Наношу визит мадам Рошет, она же Фарауру Меари Шевалье. Чаще всего ее можно застать в просторной гостиной, погруженную в свою работу. Если таитяне что-нибудь делают, то делают это хорошо. Мадам Рошет прекрасно плетет шляпы.
Элегантная дама принимает меня в салоне, показывает дипломы, которые получила на ежегодных конкурсах в Папеэте. Вместе с ее дочерью, стройной, высокой, подобно таитянскому цветку, мы вынимаем из ящиков, изящные работы мадам и раскладываем их в саду на циновке. Под лучами солнца шляпы кажутся букетами живых цветов.
Я усаживаю на стул мадам Шевалье, одетую в праздничное платье.

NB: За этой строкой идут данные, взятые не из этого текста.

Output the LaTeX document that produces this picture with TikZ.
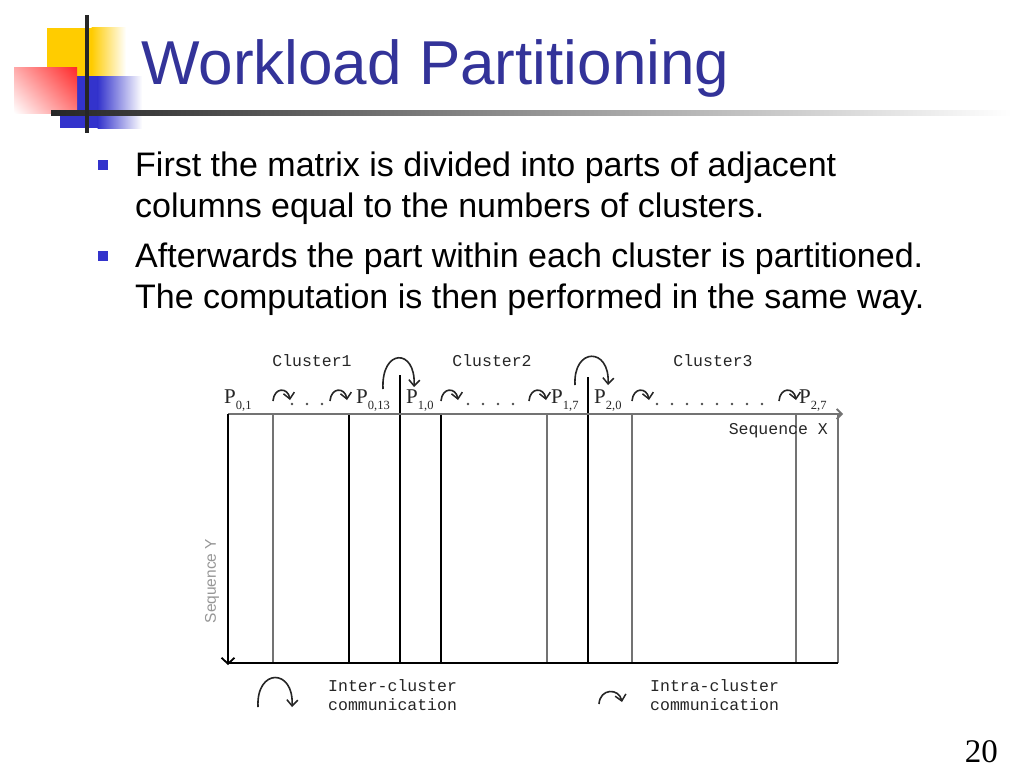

Она торопится. Вижу в рамке легкую улыбку таитянки, щелкаю — готово! Улыбка полна снисходительности, она как бы говорит: если попаа что-нибудь задумал, он обязательно сделает это.
Направляюсь на другой конец Тоаноано, к берегу реки. Поблизости от дороги какой-то крестьянин копается в земле, пропалывает таро с пышными листьями. В Тоаноано у каждого, даже самого маленького растения, каждого деревца есть свой хозяин.
Высоко над дорогой раскачиваются золотисто-зеленые шарообразные с шершавой кожурой плоды хлебного дерева. Группа женщин пытается сбить их длинной бамбуковой жердью. Такое дерево растет почти перед каждой хижиной. Хлебные деревья плодоносят восемь месяцев в году, но хранить плоды можно только в перебродившем состоянии. «Здесь хлеб растет на деревьях, — писал великий Кук по возвращении в Англию. — У кого есть хлебное дерево, тот будет сыт всю жизнь». Однако эти мучнистые плоды далеко не все могут употреблять в пищу. К сожалению, у большинства приезжих они вызывают желудочно-кишечные расстройства. Таитяне же привыкли к ним, очень любят их и умеют отлично готовить из них разные блюда. Вкусом плод напоминает скорее жареные каштаны, чем французскую булку; нарезанный кусочками и поджаренный, он похож на наш хрустящий картофель.